Wednesday, February 6, 2013

Drowning related out-of-hospital cardiac arrests: characteristics and outcomes.



Drowning related out-of-hospital cardiac arrests: Characteristics and outcomes
Authors: Dyson K, Morgans A, Bray J, Matthews B, Smith K
Journal: Resuscitation, January 2013

This article is a retrospective review of data from the Victorian Cardiac Arrest Registry (VACAR), which aimed to answer the following questions:


  • Of those in cardiac arrest following drowning, what is the survival to hospital rate?
  • Of those in cardiac arrest following drowning, what is the survival to discharge rate?
  • What are some factors which determine these rates?
A total of 336 cases were analyzed, 77% of each involved patients < 18 years of age.

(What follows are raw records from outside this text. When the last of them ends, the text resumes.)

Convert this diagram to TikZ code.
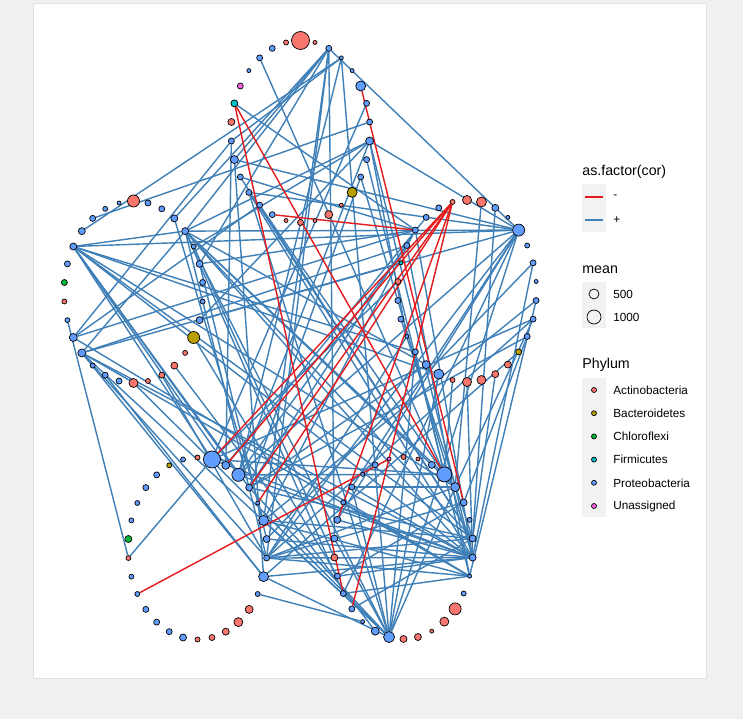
\documentclass[tikz,border=0pt]{standalone}
\usepackage{fontspec}
\setmainfont{Liberation Sans}
\usetikzlibrary{positioning}

\definecolor{colR}{HTML}{F8766D}
\definecolor{colY}{HTML}{B79F00}
\definecolor{colG}{HTML}{00BA38}
\definecolor{colT}{HTML}{00BFC4}
\definecolor{colB}{HTML}{619CFF}
\definecolor{colM}{HTML}{F564E3}
\definecolor{negline}{HTML}{E41A1C}
\definecolor{posline}{HTML}{3F80B8}
\definecolor{pagebg}{HTML}{F0F0F0}
\definecolor{keybg}{HTML}{F2F2F2}
\definecolor{panelline}{HTML}{E2E2E2}

\pgfdeclarelayer{back}
\pgfdeclarelayer{edges}
\pgfsetlayers{back,edges,main}

% one loop of 30 OTUs, k = 0 at the top, clockwise
\newcommand{\nodering}[4]{%
  \foreach \fc/\dm [count=\k from 0] in {#4}
    \node[otu, fill=col\fc, minimum size=\dm*0.02cm] (#1\k)
      at ({#2+69.5*cos(90-12*\k)},{#3-91*sin(90-12*\k)}) {};%
}

\begin{document}
\begin{tikzpicture}[x=0.02cm, y=-0.02cm,
  otu/.style={circle, draw=black, line width=0.4pt, inner sep=0pt},
  posedge/.style={draw=posline, line width=0.8pt},
  negedge/.style={draw=negline, line width=0.8pt},
  ttl/.style={font=\fontsize{8.1}{9}\selectfont, anchor=west, inner sep=0pt},
  lbl/.style={font=\fontsize{6.7}{8}\selectfont, anchor=west, inner sep=0pt}]
  \useasboundingbox (0,0) rectangle (743,719);
  \begin{pgfonlayer}{back}
    \fill[pagebg] (0,0) rectangle (743,719);
    \filldraw[fill=white, draw=panelline] (33,3) rectangle (706,678);
  \end{pgfonlayer}

  % the five loops
  \nodering{a}{300.5}{131.5}{R/18,R/4,B/6,B/4,B/4,B/10,B/6,B/6,B/8,B/6,B/6,Y/10,R/4,R/8,R/4,R/6,R/4,B/6,B/6,B/6,B/6,B/8,B/6,R/7,T/7,M/6,B/4,B/6,B/6,R/5}
  \nodering{b}{133.5}{292}{R/12,B/6,B/6,B/7,B/7,B/5,B/7,B/6,B/5,B/7,Y/12,R/5,R/7,R/6,R/5,R/9,B/6,B/6,B/5,B/8,B/8,B/5,R/5,G/6,B/6,B/7,B/7,B/6,B/5,B/4}
  \nodering{c}{467}{291}{R/9,R/10,B/7,B/4,B/12,B/5,B/6,B/4,B/6,B/6,B/6,Y/6,R/7,R/7,R/9,R/9,R/5,B/10,B/8,B/6,B/4,B/6,B/6,R/6,T/4,B/6,B/6,B/6,B/6,R/5}
  \nodering{d}{197.5}{548.5}{R/5,B/17,B/8,B/13,B/7,B/4,B/10,B/7,B/6,B/10,B/5,R/8,R/9,R/7,R/6,R/5,B/7,B/6,B/6,B/6,B/5,B/5,R/5,G/7,B/5,B/5,B/6,B/6,Y/5,B/5}
  \nodering{e}{403.5}{548}{R/5,R/4,B/7,B/15,B/9,B/7,B/5,B/7,B/7,B/4,B/5,R/12,R/9,R/4,R/7,R/7,B/11,B/8,B/4,B/6,B/6,B/6,R/7,B/7,B/7,B/5,B/6,B/4,B/6,M/4}

  \begin{pgfonlayer}{edges}
    % positive correlations
    \foreach \p/\q in {a2/b3, a2/b4, a2/b6, a2/d8, a2/d6, a2/c4, a2/a21, a2/e23,
      a3/b26, a3/a22, a3/d3, a3/e16,
      a8/b4, a8/b5, a8/c4, a8/e8, a8/d3, a8/b9, a8/c20,
      a9/e9, a10/d4, a10/c22, a19/e8, a19/e16, a19/c4, a20/e7, a20/c26,
      a21/c4, a21/d9, a22/d2, a22/b20, a18/e3, a18/e7, a27/e3, a24/c26, a7/b27, a6/d1,
      b25/c4, b25/b4, b25/d1, b25/d2, b25/d3, b25/d4, b25/c19, b25/c17, b25/e7, b25/e8, b25/e4,
      b19/b4, b19/c25, b19/c24, b19/d8, b19/e8, b19/e9, b19/d9, b19/e16,
      b21/d22, b20/a18, b20/c26, b20/e9,
      b4/c4, b4/e3, b4/e7, b4/e8, b4/e4, b4/e16, b4/d8, b4/c18, b4/e20,
      b3/d6, b5/e22, b6/d7, b6/c26, b9/c4, b10/e21, b15/e16, b13/d8, b17/d9, b12/e17,
      d22/d1, d1/c23, d1/e8, d1/c9, d2/c27,
      d3/c4, d3/c25, d3/e3, d3/e8, d4/c26, d4/c10, d4/e16, d4/e7,
      d6/e7, d6/e9, d6/c8, d6/e16, d7/e8, d7/c6,
      d8/e8, d8/e7, d8/e4, d8/e9, d8/c9, d8/e5, d8/c4,
      d9/e8, d9/e16, d9/c11, d10/e18,
      c4/e16, c4/e20, c4/e24, c4/e26, c26/e8, c26/d6,
      c15/e8, c13/e7, c10/e5, c8/e9, c9/e4, c19/e3, c17/e16, c18/d4, c22/e8,
      c21/e7, c20/d8, c25/e9, c6/e8, c2/e7, c1/e4, c16/e3,
      e16/e26, e16/e23, e16/c19, e16/e4, e3/d1,
      e8/e24, e8/e26, e8/e21, e9/e20, e9/e25, e4/e26, e5/e21, e7/e19}
      \draw[posedge] (\p) -- (\q);
    % negative correlations
    \foreach \p/\q in {a17/c26, a24/e20, a24/e3, a5/e5,
      c29/d1, c29/d2, c29/d4, c29/d5, c29/e19, c29/e24, d20/e29}
      \draw[negedge] (\p) -- (\q);
  \end{pgfonlayer}

  % legend
  \node[ttl] (cortitle) at (582,172) {as.factor(cor)};
  \fill[keybg] (582,184) rectangle (606,232);
  \draw[negedge] (585,197) -- (603,197);
  \draw[posedge] (585,220) -- (603,220);
  \node[lbl] (negtxt) at (613,197) {-};
  \node[lbl] (postxt) at (613,220) {+};

  \node[ttl] (meantitle) at (582,270) {mean};
  \fill[keybg] (582,282) rectangle (606,328);
  \node[circle, draw=black, line width=0.4pt, inner sep=0pt, minimum size=10*0.02cm] (m500) at (594,294) {};
  \node[circle, draw=black, line width=0.4pt, inner sep=0pt, minimum size=14*0.02cm] (m1000) at (594,317) {};
  \node[lbl] (t500) at (613,294) {500};
  \node[lbl] (t1000) at (613,317) {1000};

  \node[ttl] (phyltitle) at (582,365) {Phylum};
  \fill[keybg] (582,378) rectangle (606,517);
  \foreach \fc/\nm [count=\k from 0] in {R/Actinobacteria, Y/Bacteroidetes, G/Chloroflexi,
      T/Firmicutes, B/Proteobacteria, M/Unassigned}{
    \node[otu, fill=col\fc, minimum size=5*0.02cm] (key\k) at (594,{390+23.2*\k}) {};
    \node[lbl] (lab\k) at (613,{390+23.2*\k}) {\nm};
  }
\end{tikzpicture}
\end{document}
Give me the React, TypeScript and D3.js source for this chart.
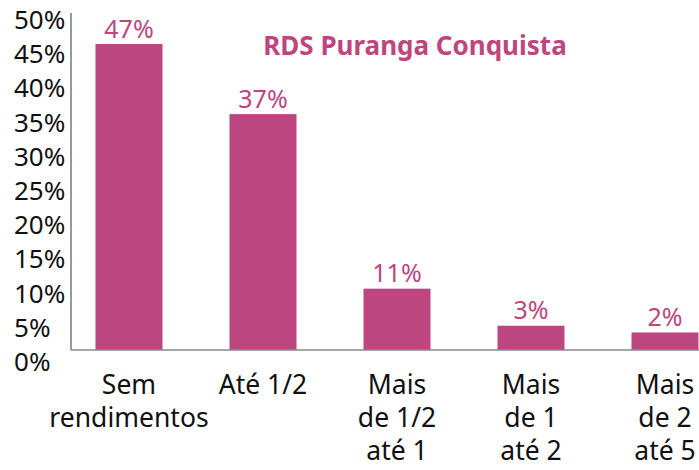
import React from "react";
import * as d3 from "d3";

const categories = ["Sem rendimentos", "Até 1/2", "Mais de 1/2 até 1", "Mais de 1 até 2", "Mais de 2 até 5"];
const categoryLines = [["Sem", "rendimentos"], ["Até 1/2"], ["Mais", "de 1/2", "até 1"], ["Mais", "de 1", "até 2"], ["Mais", "de 2", "até 5"]];
const barValues = [45.4, 35.0, 9.1, 3.6, 2.6];
const valueLabels = ["47%", "37%", "11%", "3%", "2%"];
const yTicks = [0, 5, 10, 15, 20, 25, 30, 35, 40, 45, 50];
const title = "RDS Puranga Conquista";

const W = 699;
const H = 470;
const FONT = "'Noto Sans', 'Open Sans', sans-serif";
const BAR = "#bb4680";
const PINK = "#bd4681";

export default function App() {
  const y = d3.scaleLinear().domain([0, 50]).range([350, 13]);
  const yLabel = d3.scaleLinear().domain([0, 50]).range([371, 29]);
  const x = d3.scaleBand<string>().domain(categories).range([62, 732]).paddingInner(0.5).paddingOuter(0.25);
  const bw = x.bandwidth();

  return (
    <svg width={W} height={H} style={{ position: "absolute", left: 0, top: 0, background: "#fff" }} fontFamily={FONT}>
      {yTicks.map((t) => (
        <text key={t} x={14} y={yLabel(t)} fontSize={26} fill="#111" textAnchor="start">
          {t}%
        </text>
      ))}
      {categories.map((c, i) => (
        <g key={c}>
          <rect x={x(c)} y={y(barValues[i])} width={bw} height={y(0) - y(barValues[i])} fill={BAR} />
          <text x={(x(c) as number) + bw / 2} y={y(barValues[i]) - 6.5} fontSize={25} fill={PINK} textAnchor="middle">
            {valueLabels[i]}
          </text>
          {categoryLines[i].map((ln, j) => (
            <text key={j} x={(x(c) as number) + bw / 2} y={394 + j * 33} fontSize={26.5} fill="#111" textAnchor="middle">
              {ln}
            </text>
          ))}
        </g>
      ))}
      <line x1={71} x2={71} y1={13} y2={y(0)} stroke="#777" strokeWidth={1.5} />
      <line x1={71} x2={W} y1={y(0)} y2={y(0)} stroke="#888" strokeWidth={1.5} />
      <text x={415} y={55} fontSize={26} fontWeight="bold" fill="#c0457f" textAnchor="middle">
        {title}
      </text>
    </svg>
  );
}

The following are important findings:
  • 70.5% occurred in the ocean
  • 17.9% were witnessed
    • These individuals were more likely to receive bystander CPR
    • No significant difference in outcome directly related to bystander CPR
  • EMS resuscitation attempted in 48%
    • Only 8% of these survived to discharge
    • Poor survival for those who did not achieve return of spontaneous circulation with EMS
    • No survivors when EMS response time > 12 min
    • Upon arrival of EMS, majority of patients in PEA arrest of asystole
      • PEA: 20% survival to discharge
      • V fib: 30% survival to discharge
      • Asystole: 3% survival to discharge
This study has the following limitations
  • Performed in single region
  • Retrospective (although introduction stated "prospective")
  • Did not include data on lifeguard involvement, especially in cases of delayed EMS arrival
All in all I was very excited to see this study come out.  It is the type of study I would love to see done more in the US, as It gives Emergency Medicine professionals some objective data to base clinical prognosis on.  Unfortunately is does show an overall dismal outcome for those experiencing cardiac arrest due to drowning.  Further study should aim to include major interventions which may affect outcome and neurological outcome at discharge.